_PROVIDED DATA_:
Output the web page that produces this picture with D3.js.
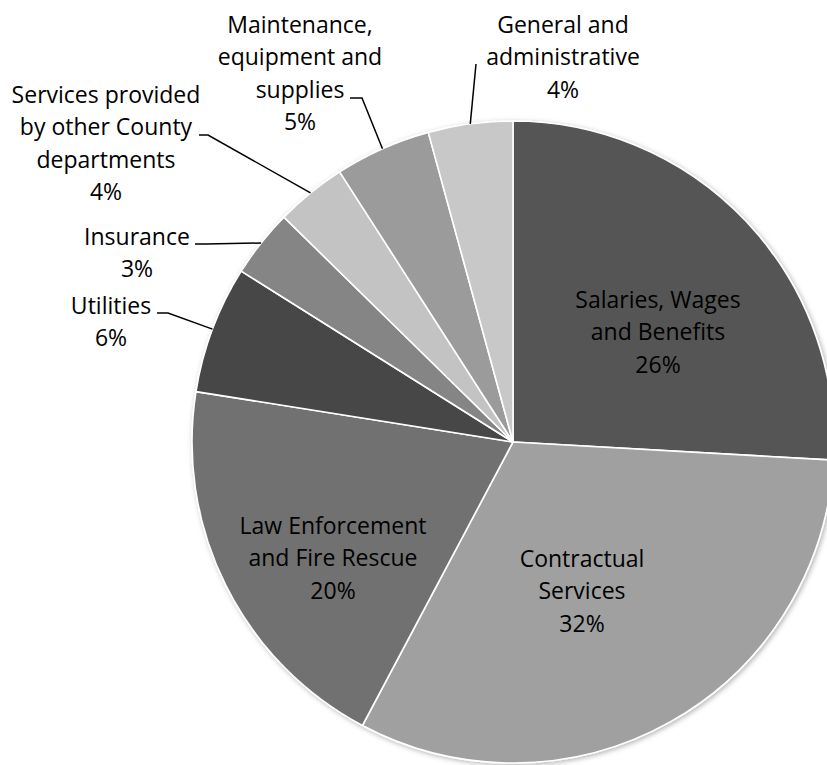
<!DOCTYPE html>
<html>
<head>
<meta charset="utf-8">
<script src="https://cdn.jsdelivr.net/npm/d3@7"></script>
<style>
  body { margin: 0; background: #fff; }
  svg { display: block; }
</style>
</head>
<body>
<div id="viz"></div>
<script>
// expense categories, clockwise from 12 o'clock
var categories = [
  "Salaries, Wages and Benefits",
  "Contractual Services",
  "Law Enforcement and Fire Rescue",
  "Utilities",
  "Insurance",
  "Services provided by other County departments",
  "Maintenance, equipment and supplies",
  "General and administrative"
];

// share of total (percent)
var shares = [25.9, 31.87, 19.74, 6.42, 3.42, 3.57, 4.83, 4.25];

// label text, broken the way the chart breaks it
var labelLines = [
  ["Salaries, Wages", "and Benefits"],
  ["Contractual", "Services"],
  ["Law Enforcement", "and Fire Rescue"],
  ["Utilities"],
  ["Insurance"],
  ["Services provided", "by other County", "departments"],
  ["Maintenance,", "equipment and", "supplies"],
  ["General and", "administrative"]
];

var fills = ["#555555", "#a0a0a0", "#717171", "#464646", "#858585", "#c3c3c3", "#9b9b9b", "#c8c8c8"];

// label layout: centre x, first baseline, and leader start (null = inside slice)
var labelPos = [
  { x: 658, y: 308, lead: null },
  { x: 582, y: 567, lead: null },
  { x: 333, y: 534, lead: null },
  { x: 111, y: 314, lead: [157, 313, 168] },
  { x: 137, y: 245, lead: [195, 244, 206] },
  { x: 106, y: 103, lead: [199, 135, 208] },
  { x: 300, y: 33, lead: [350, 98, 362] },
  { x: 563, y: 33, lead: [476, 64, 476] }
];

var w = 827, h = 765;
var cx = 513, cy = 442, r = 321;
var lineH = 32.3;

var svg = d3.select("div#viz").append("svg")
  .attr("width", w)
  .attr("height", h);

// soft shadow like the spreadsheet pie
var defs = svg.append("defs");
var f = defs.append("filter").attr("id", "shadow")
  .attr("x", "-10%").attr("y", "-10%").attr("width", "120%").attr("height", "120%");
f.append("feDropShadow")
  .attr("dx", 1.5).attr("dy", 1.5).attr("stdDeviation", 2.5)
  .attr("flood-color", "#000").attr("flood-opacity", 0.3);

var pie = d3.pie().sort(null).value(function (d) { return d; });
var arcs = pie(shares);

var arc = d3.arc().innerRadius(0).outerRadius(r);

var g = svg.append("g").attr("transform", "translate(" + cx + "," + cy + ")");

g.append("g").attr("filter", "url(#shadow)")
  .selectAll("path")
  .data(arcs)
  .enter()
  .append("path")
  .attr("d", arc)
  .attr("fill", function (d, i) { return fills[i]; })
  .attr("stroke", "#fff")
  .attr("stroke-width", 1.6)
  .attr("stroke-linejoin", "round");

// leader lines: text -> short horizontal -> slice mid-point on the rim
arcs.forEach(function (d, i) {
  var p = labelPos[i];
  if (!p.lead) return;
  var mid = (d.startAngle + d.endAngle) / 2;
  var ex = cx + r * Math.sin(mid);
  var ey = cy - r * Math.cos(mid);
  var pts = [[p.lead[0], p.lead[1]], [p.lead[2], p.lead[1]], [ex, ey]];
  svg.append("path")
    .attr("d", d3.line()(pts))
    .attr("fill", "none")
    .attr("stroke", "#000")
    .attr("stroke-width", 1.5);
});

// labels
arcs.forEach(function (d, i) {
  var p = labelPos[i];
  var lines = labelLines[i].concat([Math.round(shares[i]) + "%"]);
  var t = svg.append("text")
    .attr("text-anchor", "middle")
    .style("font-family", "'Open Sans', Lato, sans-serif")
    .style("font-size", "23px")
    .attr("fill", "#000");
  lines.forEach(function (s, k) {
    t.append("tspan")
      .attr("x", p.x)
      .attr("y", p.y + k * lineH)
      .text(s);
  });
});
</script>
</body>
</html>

_TASK OBJECTIVE_: Up to and including the line containing "var shares = [25.9, 31.87, 19.74, 6.42, 3.42, 3.57, 4.83, 4.25];", repeat every line from the start of the data, but none of the pictures.

_EXERCISE OUTPUT_:
Output the web page that produces this picture with D3.js.
<!DOCTYPE html>
<html>
<head>
<meta charset="utf-8">
<script src="https://cdn.jsdelivr.net/npm/d3@7"></script>
<style>
  body { margin: 0; background: #fff; }
  svg { display: block; }
</style>
</head>
<body>
<div id="viz"></div>
<script>
// expense categories, clockwise from 12 o'clock
var categories = [
  "Salaries, Wages and Benefits",
  "Contractual Services",
  "Law Enforcement and Fire Rescue",
  "Utilities",
  "Insurance",
  "Services provided by other County departments",
  "Maintenance, equipment and supplies",
  "General and administrative"
];

// share of total (percent)
var shares = [25.9, 31.87, 19.74, 6.42, 3.42, 3.57, 4.83, 4.25];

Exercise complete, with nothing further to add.